Time to check that the memory and graphics cards are actually plugged in fully.

If they are then look at where you plug your monitor in, is there a second blue socket on your tower (this is an onboard graphics card) if so unplug your graphics card (unscrew it, look for the little plastic clip at the right, release the clip and pull firmly but not harshly) and place it on a non conductive surface (a table for example) . try pluging your monitor into the other socket and see if it starts

if not, leave the card out for the time being.

next memory, do you have more than 1 piece of memory (hit google if you need to know what it looks like) if so remove all but 1 piece, try starting up, swap which piece you try, start it up again, any luck? only have 1 piece? try swaping where its plugged in.

if non of this works unplug any other cards that were under the graphics card (if applicable) and try again

if this doesn't work then the motherboard or cpu or both have died.
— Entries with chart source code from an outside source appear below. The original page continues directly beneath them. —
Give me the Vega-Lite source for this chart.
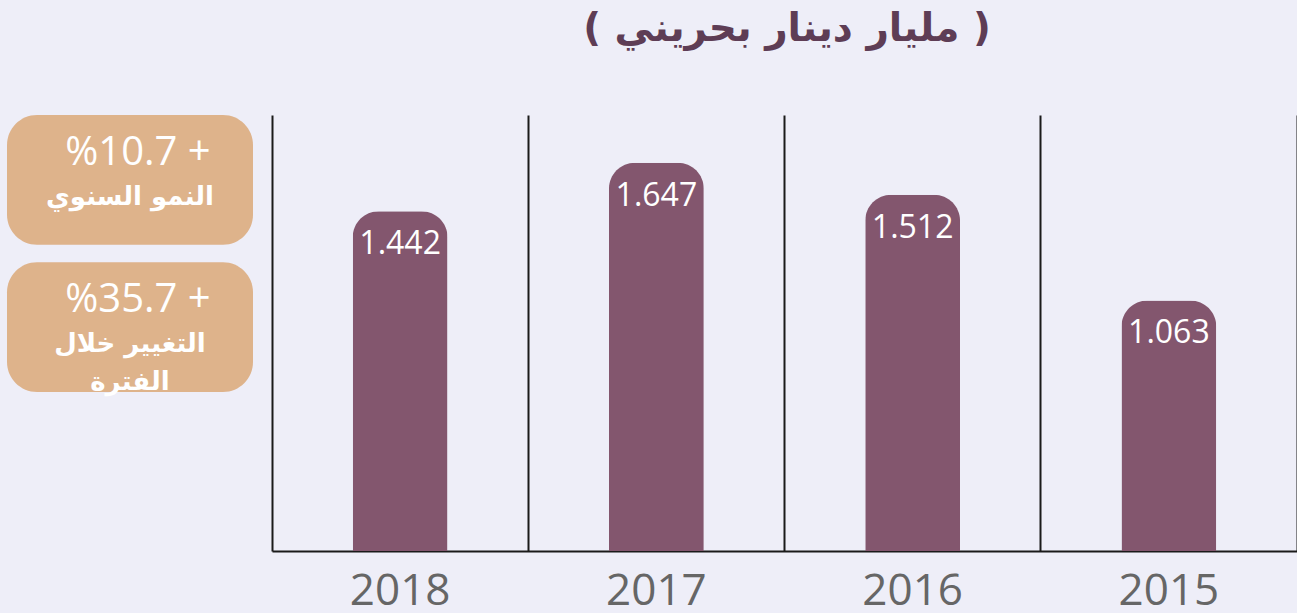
{
  "$schema": "https://vega.github.io/schema/vega-lite/v6.json",
  "background": "#eeeef8",
  "padding": {"left": 7, "top": 10, "right": 0, "bottom": 0},
  "title": {
    "text": "( مليار دينار بحريني )",
    "font": "DejaVu Sans",
    "fontSize": 39,
    "fontWeight": "bold",
    "color": "#5e3d55",
    "anchor": "middle",
    "frame": "bounds",
    "dx": 135,
    "offset": 66
  },
  "datasets": {
    "sales": [
      {"year": "2018", "value": 1.442},
      {"year": "2017", "value": 1.647},
      {"year": "2016", "value": 1.512},
      {"year": "2015", "value": 1.063}
    ],
    "boxes": [
      {"box": "annual", "pct": "%10.7 +", "label": ["النمو السنوي"]},
      {"box": "period", "pct": "%35.7 +", "label": ["التغيير خلال", "الفترة"]}
    ]
  },
  "spacing": 19,
  "hconcat": [
    {
      "width": 246,
      "height": 277,
      "data": {"name": "boxes"},
      "encoding": {
        "y": {
          "field": "box",
          "type": "nominal",
          "sort": ["annual", "period"],
          "axis": null,
          "scale": {"paddingInner": 0.12, "paddingOuter": 0}
        }
      },
      "layer": [
        {
          "mark": {"type": "rect", "color": "#deb38b", "cornerRadius": 30}
        },
        {
          "mark": {
            "type": "text",
            "color": "white",
            "font": "Open Sans",
            "fontSize": 40,
            "baseline": "middle",
            "dy": -27,
            "dx": 8
          },
          "encoding": {"text": {"field": "pct"}}
        },
        {
          "mark": {
            "type": "text",
            "color": "white",
            "font": "DejaVu Sans",
            "fontWeight": "bold",
            "fontSize": 26,
            "baseline": "top",
            "lineHeight": 38,
            "dy": 4
          },
          "encoding": {"text": {"field": "label"}}
        }
      ]
    },
    {
      "width": 1025,
      "height": 436,
      "data": {"name": "sales"},
      "encoding": {
        "x": {
          "field": "year",
          "type": "nominal",
          "sort": ["2018", "2017", "2016", "2015"],
          "scale": {"paddingInner": 0, "paddingOuter": 0},
          "axis": {
            "title": null,
            "labelAngle": 0,
            "labelFont": "Open Sans",
            "labelFontSize": 44,
            "labelColor": "#666666",
            "labelBaseline": "alphabetic",
            "labelPadding": 53,
            "ticks": false,
            "domainColor": "#1a1a1a",
            "domainWidth": 2,
            "grid": true,
            "gridColor": "#1a1a1a",
            "gridWidth": 2,
            "gridOpacity": 1,
            "bandPosition": 0
          }
        },
        "y": {
          "field": "value",
          "type": "quantitative",
          "scale": {"domain": [0, 1.85], "nice": false}
        }
      },
      "layer": [
        {
          "mark": {
            "type": "bar",
            "color": "#83566e",
            "width": {"band": 0.37},
            "cornerRadiusTopLeft": 26,
            "cornerRadiusTopRight": 26
          },
          "encoding": {"y": {"field": "value", "type": "quantitative", "axis": null}}
        },
        {
          "mark": {
            "type": "text",
            "color": "white",
            "font": "Open Sans",
            "fontSize": 32,
            "baseline": "middle",
            "dy": 33
          },
          "encoding": {
            "text": {"field": "value", "type": "quantitative", "format": ".3f"},
            "y": {
              "field": "value",
              "type": "quantitative",
              "axis": {
                "orient": "right",
                "labels": false,
                "ticks": false,
                "grid": false,
                "title": null,
                "domainColor": "#1a1a1a",
                "domainWidth": 2
              }
            }
          }
        }
      ],
      "resolve": {"axis": {"y": "independent"}}
    }
  ],
  "config": {"view": {"stroke": null}}
}
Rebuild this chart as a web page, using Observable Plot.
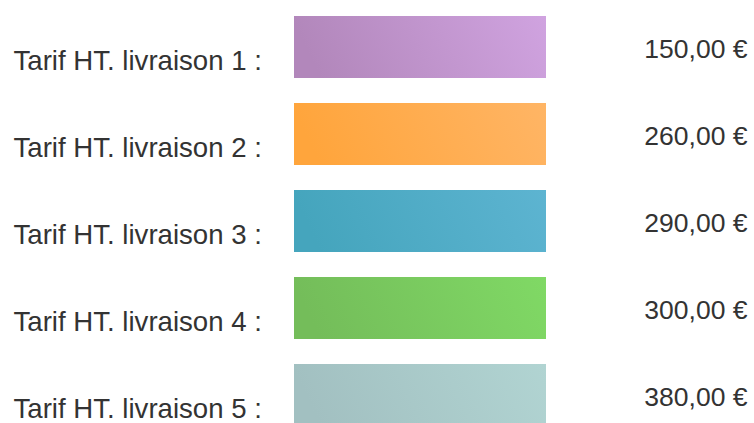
<!DOCTYPE html>
<html>
<head>
<meta charset="utf-8">
<script src="https://cdn.jsdelivr.net/npm/d3@7"></script>
<script src="https://cdn.jsdelivr.net/npm/@observablehq/plot@0.6"></script>
<style>
  html, body { margin: 0; padding: 0; background: #fff; }
  #chart svg { display: block; overflow: hidden; }
</style>
</head>
<body>
<div id="chart"></div>
<script>
const labels = [
  "Tarif HT. livraison 1 :",
  "Tarif HT. livraison 2 :",
  "Tarif HT. livraison 3 :",
  "Tarif HT. livraison 4 :",
  "Tarif HT. livraison 5 :"
];
const values = [150, 260, 290, 300, 380];
const valueLabels = ["150,00 €", "260,00 €", "290,00 €", "300,00 €", "380,00 €"];
const startColors = ["#b287bb", "#ffa53c", "#45a5bd", "#74bd5a", "#a2c0c1"];
const endColors   = ["#d0a3e0", "#ffb565", "#5db4d1", "#80d965", "#b1d4d2"];

const data = labels.map((label, i) => ({
  label,
  value: values[i],
  text: valueLabels[i],
  fill: `url(#grad${i})`
}));

const font = "'Liberation Sans', Arial, Helvetica, sans-serif";

const plot = Plot.plot({
  width: 754,
  height: 423,
  marginLeft: 294,
  marginRight: 208,
  marginTop: 0,
  marginBottom: 0,
  style: { fontFamily: font, background: "#fff", overflow: "hidden" },
  x: { domain: [0, 1], axis: null },
  y: { domain: labels, range: [-10.25, 451.25], padding: 0.2894, axis: null },
  color: { type: "identity" },
  marks: [
    Plot.barX(data, { y: "label", x1: () => 0, x2: () => 1, fill: "fill" }),
    Plot.text(data, {
      y: "label", text: "label", frameAnchor: "left", textAnchor: "start",
      dx: -281, dy: 13.5, fontSize: 27.6, fill: "#333"
    }),
    Plot.text(data, {
      y: "label", text: "text", frameAnchor: "right", textAnchor: "end",
      dx: 201, dy: 2, fontSize: 26.5, fill: "#333"
    })
  ]
});

const svg = d3.select(plot);
const defs = svg.insert("defs", ":first-child");
startColors.forEach((c, i) => {
  const g = defs.append("linearGradient")
    .attr("id", `grad${i}`)
    .attr("x1", "0").attr("y1", "0.12").attr("x2", "1").attr("y2", "0");
  g.append("stop").attr("offset", "0%").attr("stop-color", c);
  g.append("stop").attr("offset", "100%").attr("stop-color", endColors[i]);
});

document.getElementById("chart").appendChild(plot);
</script>
</body>
</html>
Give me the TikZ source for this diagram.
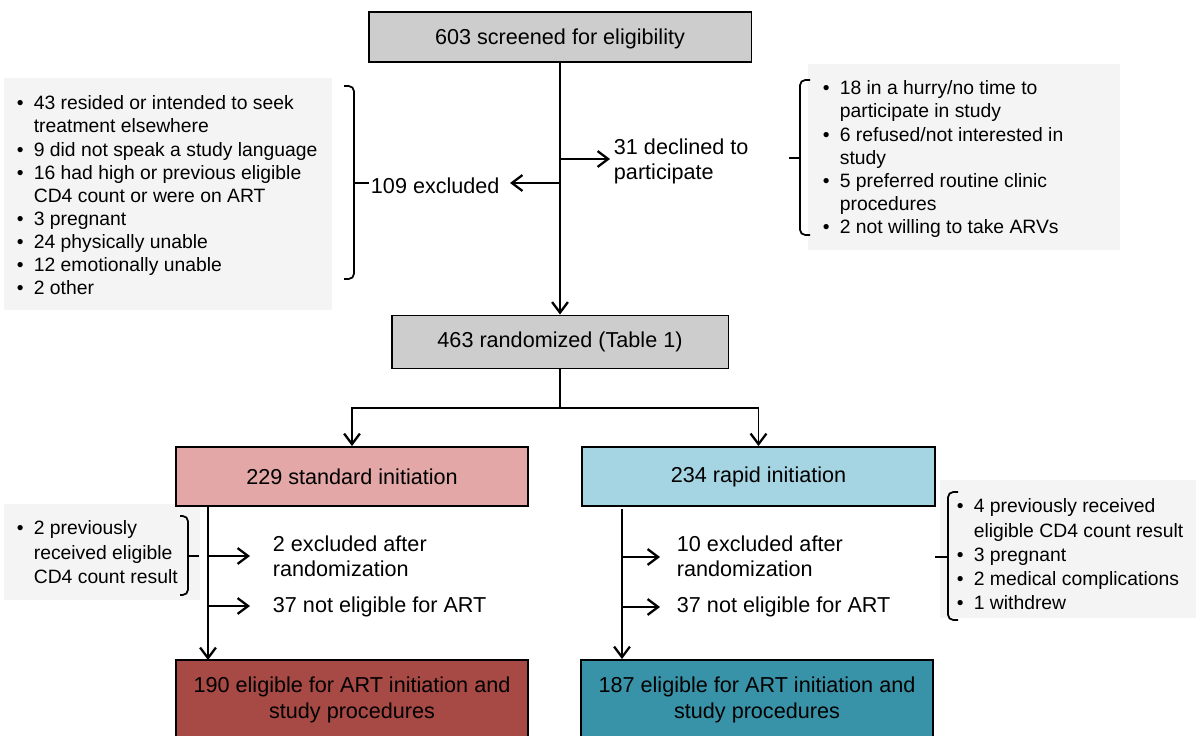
\documentclass[tikz,border=0pt]{standalone}
\usepackage{fontspec}
\setmainfont{Liberation Sans}
\usetikzlibrary{positioning,arrows.meta}

\definecolor{boxgray}{HTML}{CDCDCD}
\definecolor{stdpink}{HTML}{E2A7A6}
\definecolor{rapidblue}{HTML}{A5D5E3}
\definecolor{stdred}{HTML}{A74944}
\definecolor{rapidteal}{HTML}{3993A8}
\definecolor{listshade}{HTML}{F4F4F4}

\newcommand{\mainsize}{\fontsize{12.3}{14.4}\selectfont}
\newcommand{\bitem}{\makebox[9.6pt][l]{\textbullet}}
\newcommand{\bcont}{\hspace*{9.6pt}}

\begin{document}
\begin{tikzpicture}[x=0.02cm,y=-0.02cm,
  line width=1.1pt,
  >={Straight Barb[length=6pt,width=9pt,line width=1.3pt]},
  flowbox/.style={draw,line width=1.1pt,align=center,font=\mainsize,inner sep=2pt},
  lbl/.style={align=left,font=\mainsize,inner sep=0pt,anchor=north west},
  blist/.style={align=left,font=\fontsize{11}{#1}\selectfont,inner sep=0pt,anchor=north west},
  blist/.default=13.1,
  shadebox/.style={fill=listshade,draw=none},
  brk/.style={rounded corners=3pt,line width=1pt}
]
\clip (0,0) rectangle (1196,736);

% light panels behind the reason lists
\fill[shadebox] (4,78) rectangle (332,310);
\fill[shadebox] (808,64) rectangle (1120,250);
\fill[shadebox] (4,504) rectangle (200,600);
\fill[shadebox] (940,480) rectangle (1196,618);

\node[flowbox,fill=boxgray,minimum width=7.66cm,minimum height=1.0cm,text depth=0pt] (screen) at (560,37) {603 screened for eligibility};
\node[flowbox,fill=boxgray,minimum width=6.74cm,minimum height=1.06cm] (rand) at (560,342) {463 randomized (Table 1)};
\node[flowbox,fill=stdpink,minimum width=7.04cm,minimum height=1.18cm] (std) at (352,476.5) {229 standard initiation};
\node[flowbox,fill=rapidblue,minimum width=7.06cm,minimum height=1.18cm] (rapid) at (758.5,476.5) {234 rapid initiation};
\node[flowbox,fill=stdred,minimum width=7.04cm,minimum height=1.6cm] (stdelig) at (352,700) {190 eligible for ART initiation and\\study procedures};
\node[flowbox,fill=rapidteal,minimum width=7.04cm,minimum height=1.6cm] (rapidelig) at (757,700) {187 eligible for ART initiation and\\study procedures};

\node[lbl] (excl) at (370,177) {109 excluded};
\node[lbl] (decl) at (613,138) {31 declined to\\participate};
\node[lbl] (stdexcl) at (272,535) {2 excluded after\\randomization};
\node[lbl] (stdnot) at (272,596) {37 not eligible for ART};
\node[lbl] (rapidexcl) at (676,535) {10 excluded after\\randomization};
\node[lbl] (rapidnot) at (676,596) {37 not eligible for ART};

\node[blist] (exclwhy) at (16,95) {\bitem 43 resided or intended to seek\\
  \bcont treatment elsewhere\\
  \bitem 9 did not speak a study language\\
  \bitem 16 had high or previous eligible\\
  \bcont CD4 count or were on ART\\
  \bitem 3 pregnant\\
  \bitem 24 physically unable\\
  \bitem 12 emotionally unable\\
  \bitem 2 other};
\node[blist] (declwhy) at (822,80) {\bitem 18 in a hurry/no time to\\
  \bcont participate in study\\
  \bitem 6 refused/not interested in\\
  \bcont study\\
  \bitem 5 preferred routine clinic\\
  \bcont procedures\\
  \bitem 2 not willing to take ARVs};
\node[blist=13.7] (stdwhy) at (16,520) {\bitem 2 previously\\
  \bcont received eligible\\
  \bcont CD4 count result};
\node[blist=13.7] (rapidwhy) at (956,498) {\bitem 4 previously received\\
  \bcont eligible CD4 count result\\
  \bitem 3 pregnant\\
  \bitem 2 medical complications\\
  \bitem 1 withdrew};

% brackets
\draw[brk] (344,86) -- (354,86) -- (354,279) -- (344,279);
\draw (354,183) -- (369,183);
\draw[brk] (810,80) -- (800,80) -- (800,235) -- (810,235);
\draw (800,158) -- (789,158);
\draw[brk] (180,516) -- (188,516) -- (188,595) -- (180,595);
\draw (188,556) -- (199,556);
\draw[brk] (958,492) -- (948,492) -- (948,620) -- (958,620);
\draw (948,557) -- (935,557);

\coordinate (cdecl) at (560,159);
\coordinate (tdecl) at (610,159);
\coordinate (cexcl) at (560,183);
\coordinate (texcl) at (510,183);
\coordinate (split) at (560,408);
\coordinate (stdin) at (208,660);
\coordinate (rapidtop) at (622,509);
\coordinate (s1) at (208,556);
\coordinate (t1) at (250,556);
\coordinate (s2) at (208,606);
\coordinate (t2) at (250,606);
\coordinate (r1) at (622,557);
\coordinate (u1) at (660,557);
\coordinate (r2) at (622,607);
\coordinate (u2) at (660,607);

\draw[->] (screen) -- (rand);
\draw[->] (cdecl) -- (tdecl);
\draw[->] (cexcl) -- (texcl);
\draw (rand) -- (split);
\draw[->] (split) -| (std.north);
\draw[->] (split) -| (rapid.north);
\draw[->] (std.south -| stdin) -- (stdin);
\draw[->] (s1) -- (t1);
\draw[->] (s2) -- (t2);
\draw[->] (rapidtop) -- (rapidelig.north -| rapidtop);
\draw[->] (r1) -- (u1);
\draw[->] (r2) -- (u2);
\end{tikzpicture}
\end{document}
In which case you need to replace the motherboard, cpu, memory graphics card and any other cards. (you can probably get away with just replacing the motherboard and cpu but their is always a risk that the graphics/other cards malfunctioned and cause the motherboard to blow......your choice. if you feel uncomfortable with any off this then get the pc into an independant computer shop (not a large store, they will rip you off) make sure you ring around to get an idea of hourly rates for their time.


----------



## dai (Jul 2, 2004)

to check what the bios beeps are telling you check them here

www.bioscentral.com

what are you running
video card
cpu
m/board
ram
power supply
brand
model
wattage

check the listings in the bios for voltages and temperatures and post them


----------